TASK TO COMPLETE: Print the listing in its entirety and exactly, leaving out images.
** begin **
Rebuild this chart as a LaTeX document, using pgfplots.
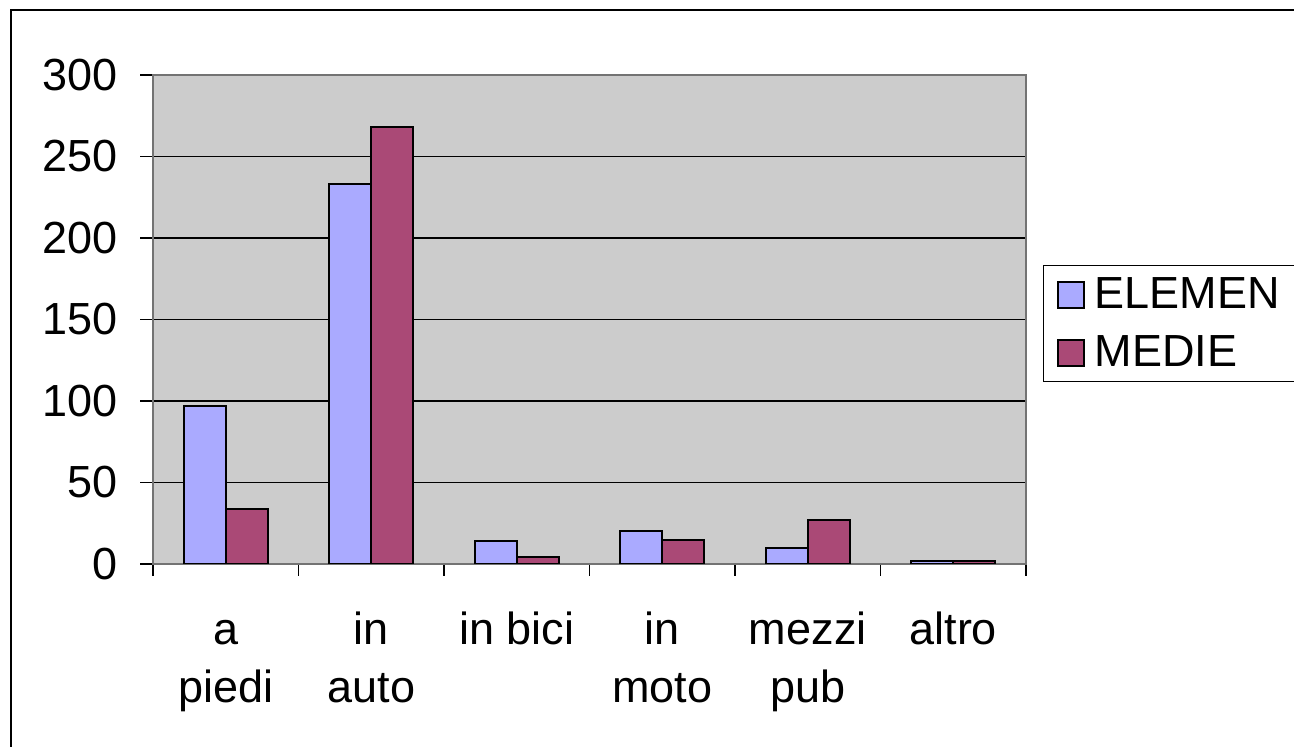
\documentclass[border=0pt]{standalone}
\usepackage{fontspec}
\setmainfont{Liberation Sans}
\usepackage{pgfplots}
\pgfplotsset{compat=1.18}
\definecolor{elem}{RGB}{170,170,255}
\definecolor{medie}{RGB}{170,73,118}
\definecolor{bggray}{RGB}{204,204,204}
\begin{document}
\begin{tikzpicture}[x=1pt,y=1pt]
\useasboundingbox (0,0) rectangle (647,373.5);
\fill[white] (0,0) rectangle (647,373.5);
\draw[line width=0.6pt] (5.5,-2) -- (5.5,368.5) -- (650,368.5);
\begin{axis}[
  at={(76.5pt,91.5pt)}, anchor=south west,
  scale only axis, width=436.5pt, height=244.5pt,
  ymin=0, ymax=300, ytick={0,50,...,300},
  xmin=-0.5, xmax=5.5,
  xtick={0,1,2,3,4,5},
  xticklabels={{\strut a\\piedi},{\strut in\\auto},{\strut in bici},{\strut in\\moto},{\strut mezzi\\pub},{\strut altro}},
  minor xtick={-0.5,0.5,...,5.5},
  major x tick style={draw=none},
  minor tick length=6pt,
  major tick length=6.5pt,
  tick align=outside,
  tick pos=left,
  tick style={black, line width=0.6pt},
  ymajorgrids, major grid style={black, line width=0.6pt},
  axis background/.style={fill=bggray},
  axis line style={draw=gray!90!black, line width=0.6pt},
  ticklabel style={font=\fontsize{22.5}{29}\selectfont},
  /pgf/number format/assume math mode=true,
  xticklabel style={align=center, yshift=-10pt},
  yticklabel style={xshift=-7.5pt},
  ybar, bar width=21pt,
  legend style={at={(axis description cs:1.0195,0.611)}, anchor=north west,
    draw=black, line width=0.6pt, font=\fontsize{22.5}{29}\selectfont,
    inner xsep=2.5pt, inner ysep=4pt, row sep=8pt, legend cell align=left,
    nodes={inner xsep=5pt, inner ysep=2pt}},
  legend image code/.code={\path (0pt,0pt); \draw[#1,draw=black,line width=0.8pt] (4.2pt,-6.5pt) rectangle (17.2pt,6.5pt);},
]
\addplot[fill=elem, draw=black, line width=1pt, bar shift=-10.5pt] coordinates {(0,97) (1,233) (2,14) (3,20) (4,10) (5,2)};
\addplot[fill=medie, draw=black, line width=1pt, bar shift=10.5pt] coordinates {(0,34) (1,268) (2,4) (3,15) (4,27) (5,2)};
\legend{ELEMEN, MEDIE}
\end{axis}
\end{tikzpicture}
\end{document}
** end **
FINISHED EXERCISE:
Rebuild this chart as a LaTeX document, using pgfplots.
\documentclass[border=0pt]{standalone}
\usepackage{fontspec}
\setmainfont{Liberation Sans}
\usepackage{pgfplots}
\pgfplotsset{compat=1.18}
\definecolor{elem}{RGB}{170,170,255}
\definecolor{medie}{RGB}{170,73,118}
\definecolor{bggray}{RGB}{204,204,204}
\begin{document}
\begin{tikzpicture}[x=1pt,y=1pt]
\useasboundingbox (0,0) rectangle (647,373.5);
\fill[white] (0,0) rectangle (647,373.5);
\draw[line width=0.6pt] (5.5,-2) -- (5.5,368.5) -- (650,368.5);
\begin{axis}[
  at={(76.5pt,91.5pt)}, anchor=south west,
  scale only axis, width=436.5pt, height=244.5pt,
  ymin=0, ymax=300, ytick={0,50,...,300},
  xmin=-0.5, xmax=5.5,
  xtick={0,1,2,3,4,5},
  xticklabels={{\strut a\\piedi},{\strut in\\auto},{\strut in bici},{\strut in\\moto},{\strut mezzi\\pub},{\strut altro}},
  minor xtick={-0.5,0.5,...,5.5},
  major x tick style={draw=none},
  minor tick length=6pt,
  major tick length=6.5pt,
  tick align=outside,
  tick pos=left,
  tick style={black, line width=0.6pt},
  ymajorgrids, major grid style={black, line width=0.6pt},
  axis background/.style={fill=bggray},
  axis line style={draw=gray!90!black, line width=0.6pt},
  ticklabel style={font=\fontsize{22.5}{29}\selectfont},
  /pgf/number format/assume math mode=true,
  xticklabel style={align=center, yshift=-10pt},
  yticklabel style={xshift=-7.5pt},
  ybar, bar width=21pt,
  legend style={at={(axis description cs:1.0195,0.611)}, anchor=north west,
    draw=black, line width=0.6pt, font=\fontsize{22.5}{29}\selectfont,
    inner xsep=2.5pt, inner ysep=4pt, row sep=8pt, legend cell align=left,
    nodes={inner xsep=5pt, inner ysep=2pt}},
  legend image code/.code={\path (0pt,0pt); \draw[#1,draw=black,line width=0.8pt] (4.2pt,-6.5pt) rectangle (17.2pt,6.5pt);},
]
\addplot[fill=elem, draw=black, line width=1pt, bar shift=-10.5pt] coordinates {(0,97) (1,233) (2,14) (3,20) (4,10) (5,2)};
\addplot[fill=medie, draw=black, line width=1pt, bar shift=10.5pt] coordinates {(0,34) (1,268) (2,4) (3,15) (4,27) (5,2)};
\legend{ELEMEN, MEDIE}
\end{axis}
\end{tikzpicture}
\end{document}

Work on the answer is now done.